When your query patterns don’t align with your primary key structure, Global Secondary Indexes (GSIs) are your best friend. A GSI allows you to query data using attributes other than the primary key. Each GSI has its own provisioned throughput, which is separate from the base table’s throughput. This means you can scale the GSI independently to handle specific query loads.

Example: Querying by User and Activity Type

If you frequently need to retrieve all “login” activities for a specific user, and your primary key is user_id (partition) and timestamp (sort), you can create a GSI with user_id as the partition key and record_type as the sort key. This allows for efficient queries like:

# Assuming a GSI named 'UserRecordTypeIndex' exists
# with Partition Key: user_id, Sort Key: record_type

my $user_id = 'user-12345';
my $activity_type = 'login';

my $result = $dynamodb->query({
    TableName => $table_name,
    IndexName => 'UserRecordTypeIndex',
    KeyConditionExpression => 'user_id = :uid AND record_type = :rtype',
    ExpressionAttributeValues => {
        ':uid' => { S => $user_id },
        ':rtype' => { S => $activity_type },
    },
});

# Process $result...

This query is highly efficient, targeting only the relevant items in the GSI. Remember to configure Auto Scaling for your GSIs as well, as they are distinct resources with their own throughput requirements.

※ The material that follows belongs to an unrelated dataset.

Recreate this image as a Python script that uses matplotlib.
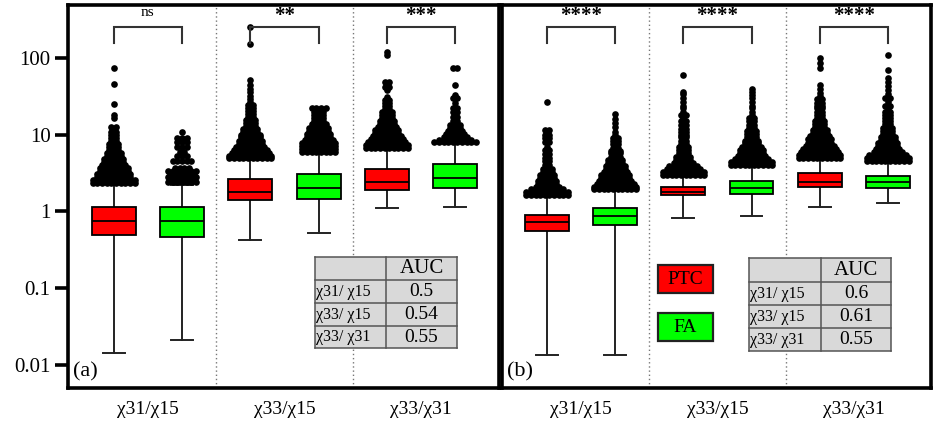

Monitoring and Alerting for Proactive Bottleneck Detection

Even with Auto Scaling and optimized queries, proactive monitoring is essential. Amazon CloudWatch provides detailed metrics for DynamoDB, including ConsumedReadCapacityUnits, ConsumedWriteCapacityUnits, ThrottledRequests, and ProvisionedReadCapacityUnits/ProvisionedWriteCapacityUnits.

Key CloudWatch Metrics to Monitor

ConsumedReadCapacityUnits / ConsumedWriteCapacityUnits: Track actual usage.
ProvisionedReadCapacityUnits / ProvisionedWriteCapacityUnits: Track configured capacity (especially important if not using Auto Scaling or to verify its behavior).
ThrottledRequests: A direct indicator of exceeding provisioned throughput. A non-zero value here, even if transient, warrants investigation.
ReadThrottleEvents / WriteThrottleEvents: Specific events of throttling.
SuccessfulRequestLatency: Monitor latency for read and write operations. Spikes in latency can indicate impending throttling or other performance issues.

Setting Up CloudWatch Alarms

Configure CloudWatch Alarms to notify you when certain thresholds are breached. For instance, an alarm can be set to trigger if ThrottledRequests exceeds 0 for a sustained period (e.g., 5 minutes), or if ConsumedReadCapacityUnits consistently approaches the provisioned capacity (or the Auto Scaling target utilization).

# Example: Alarm for throttled read requests
aws cloudwatch put-metric-alarm \
    --alarm-name DynamoDB-MyHighPerfTable-ReadThrottling \
    --alarm-description "Alarm when MyHighPerfTable experiences read throttling" \
    --metric-name ThrottledRequests \
    --namespace AWS/DynamoDB \
    --statistic Sum \
    --period 300 \
    --threshold 0 \
    --comparison-operator GreaterThanThreshold \
    --dimensions Name=TableName,Value=MyHighPerfTable \
    --evaluation-periods 1 \
    --datapoints-to-alarm 1 \
    --alarm-actions arn:aws:sns:us-east-1:123456789012:MyDynamoDBAlertsTopic \
    --treat-missing-data notBreaching

# Example: Alarm for high read capacity utilization (if not relying solely on Auto Scaling)
aws cloudwatch put-metric-alarm \
    --alarm-name DynamoDB-MyHighPerfTable-HighReadUtilization \
    --alarm-description "Alarm when MyHighPerfTable read capacity utilization is high" \
    --metric-name ConsumedReadCapacityUnits \
    --namespace AWS/DynamoDB \
    --statistic Average \
    --period 300 \
    --threshold 800 \
    --comparison-operator GreaterThanThreshold \
    --dimensions Name=TableName,Value=MyHighPerfTable \
    --evaluation-periods 2 \
    --datapoints-to-alarm 2 \
    --alarm-actions arn:aws:sns:us-east-1:123456789012:MyDynamoDBAlertsTopic \
    --treat-missing-data notBreaching

These alarms, coupled with Auto Scaling and optimized query patterns, form a robust strategy for eliminating DynamoDB bottlenecks and ensuring high-performance data stores.